**WHAT IS BEING ASKED**
Write out each line exactly as given. Leave the pictures out of your copy.

-- START DATASET EXCERPT --

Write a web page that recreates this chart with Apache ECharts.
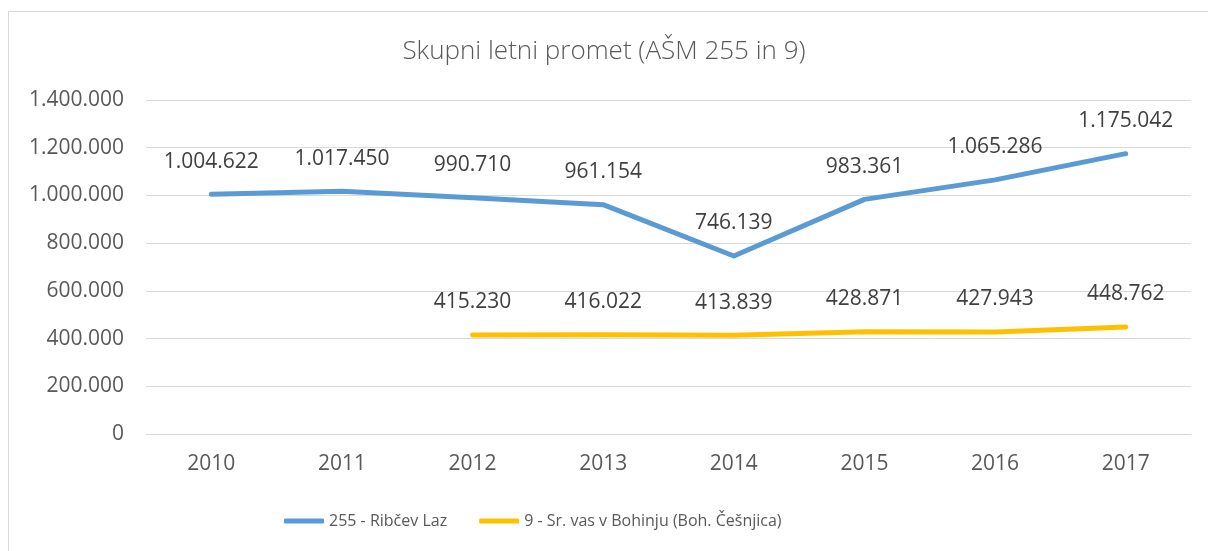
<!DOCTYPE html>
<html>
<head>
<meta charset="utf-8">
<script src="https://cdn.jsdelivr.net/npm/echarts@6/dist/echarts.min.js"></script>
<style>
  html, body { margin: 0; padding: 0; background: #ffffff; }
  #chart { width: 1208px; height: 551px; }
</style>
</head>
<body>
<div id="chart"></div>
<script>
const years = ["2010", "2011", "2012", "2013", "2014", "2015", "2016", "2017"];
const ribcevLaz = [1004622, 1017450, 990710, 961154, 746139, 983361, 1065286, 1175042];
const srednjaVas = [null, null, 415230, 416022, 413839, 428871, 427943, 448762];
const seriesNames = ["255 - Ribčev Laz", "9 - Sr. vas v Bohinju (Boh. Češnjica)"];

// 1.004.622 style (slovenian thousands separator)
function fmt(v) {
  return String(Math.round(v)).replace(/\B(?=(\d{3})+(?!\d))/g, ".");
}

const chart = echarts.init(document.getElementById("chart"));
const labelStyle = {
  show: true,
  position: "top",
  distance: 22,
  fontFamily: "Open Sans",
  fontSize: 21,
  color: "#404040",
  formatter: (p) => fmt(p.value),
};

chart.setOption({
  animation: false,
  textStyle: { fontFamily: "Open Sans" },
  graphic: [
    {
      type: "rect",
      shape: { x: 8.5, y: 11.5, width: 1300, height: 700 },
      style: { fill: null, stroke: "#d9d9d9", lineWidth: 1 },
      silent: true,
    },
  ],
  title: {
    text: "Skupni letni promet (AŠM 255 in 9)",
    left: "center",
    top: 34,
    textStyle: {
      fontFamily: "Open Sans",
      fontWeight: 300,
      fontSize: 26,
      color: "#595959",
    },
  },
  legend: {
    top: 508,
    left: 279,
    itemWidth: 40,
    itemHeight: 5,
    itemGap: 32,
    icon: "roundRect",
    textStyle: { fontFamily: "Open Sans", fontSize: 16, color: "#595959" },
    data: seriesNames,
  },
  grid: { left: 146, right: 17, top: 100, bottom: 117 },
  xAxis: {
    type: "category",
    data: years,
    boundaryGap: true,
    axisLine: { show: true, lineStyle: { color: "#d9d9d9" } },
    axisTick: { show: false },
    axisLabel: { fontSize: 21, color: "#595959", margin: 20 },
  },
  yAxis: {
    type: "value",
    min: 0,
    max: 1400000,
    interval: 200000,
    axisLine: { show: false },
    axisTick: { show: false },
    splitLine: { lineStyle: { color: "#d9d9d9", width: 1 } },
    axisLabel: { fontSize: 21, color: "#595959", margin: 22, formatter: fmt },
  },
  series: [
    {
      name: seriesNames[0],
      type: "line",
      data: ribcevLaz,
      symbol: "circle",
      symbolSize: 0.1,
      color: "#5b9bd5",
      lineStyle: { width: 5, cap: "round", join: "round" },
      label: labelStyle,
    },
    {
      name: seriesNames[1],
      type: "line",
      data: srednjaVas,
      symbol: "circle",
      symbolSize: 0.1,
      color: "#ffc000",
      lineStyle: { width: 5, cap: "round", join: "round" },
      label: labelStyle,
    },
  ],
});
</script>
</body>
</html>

-- END DATASET EXCERPT --

**EXERCISE RESPONSE**
Write a web page that recreates this chart with Apache ECharts.
<!DOCTYPE html>
<html>
<head>
<meta charset="utf-8">
<script src="https://cdn.jsdelivr.net/npm/echarts@6/dist/echarts.min.js"></script>
<style>
  html, body { margin: 0; padding: 0; background: #ffffff; }
  #chart { width: 1208px; height: 551px; }
</style>
</head>
<body>
<div id="chart"></div>
<script>
const years = ["2010", "2011", "2012", "2013", "2014", "2015", "2016", "2017"];
const ribcevLaz = [1004622, 1017450, 990710, 961154, 746139, 983361, 1065286, 1175042];
const srednjaVas = [null, null, 415230, 416022, 413839, 428871, 427943, 448762];
const seriesNames = ["255 - Ribčev Laz", "9 - Sr. vas v Bohinju (Boh. Češnjica)"];

// 1.004.622 style (slovenian thousands separator)
function fmt(v) {
  return String(Math.round(v)).replace(/\B(?=(\d{3})+(?!\d))/g, ".");
}

const chart = echarts.init(document.getElementById("chart"));
const labelStyle = {
  show: true,
  position: "top",
  distance: 22,
  fontFamily: "Open Sans",
  fontSize: 21,
  color: "#404040",
  formatter: (p) => fmt(p.value),
};

chart.setOption({
  animation: false,
  textStyle: { fontFamily: "Open Sans" },
  graphic: [
    {
      type: "rect",
      shape: { x: 8.5, y: 11.5, width: 1300, height: 700 },
      style: { fill: null, stroke: "#d9d9d9", lineWidth: 1 },
      silent: true,
    },
  ],
  title: {
    text: "Skupni letni promet (AŠM 255 in 9)",
    left: "center",
    top: 34,
    textStyle: {
      fontFamily: "Open Sans",
      fontWeight: 300,
      fontSize: 26,
      color: "#595959",
    },
  },
  legend: {
    top: 508,
    left: 279,
    itemWidth: 40,
    itemHeight: 5,
    itemGap: 32,
    icon: "roundRect",
    textStyle: { fontFamily: "Open Sans", fontSize: 16, color: "#595959" },
    data: seriesNames,
  },
  grid: { left: 146, right: 17, top: 100, bottom: 117 },
  xAxis: {
    type: "category",
    data: years,
    boundaryGap: true,
    axisLine: { show: true, lineStyle: { color: "#d9d9d9" } },
    axisTick: { show: false },
    axisLabel: { fontSize: 21, color: "#595959", margin: 20 },
  },
  yAxis: {
    type: "value",
    min: 0,
    max: 1400000,
    interval: 200000,
    axisLine: { show: false },
    axisTick: { show: false },
    splitLine: { lineStyle: { color: "#d9d9d9", width: 1 } },
    axisLabel: { fontSize: 21, color: "#595959", margin: 22, formatter: fmt },
  },
  series: [
    {
      name: seriesNames[0],
      type: "line",
      data: ribcevLaz,
      symbol: "circle",
      symbolSize: 0.1,
      color: "#5b9bd5",
      lineStyle: { width: 5, cap: "round", join: "round" },
      label: labelStyle,
    },
    {
      name: seriesNames[1],
      type: "line",
      data: srednjaVas,
      symbol: "circle",
      symbolSize: 0.1,
      color: "#ffc000",
      lineStyle: { width: 5, cap: "round", join: "round" },
      label: labelStyle,
    },
  ],
});
</script>
</body>
</html>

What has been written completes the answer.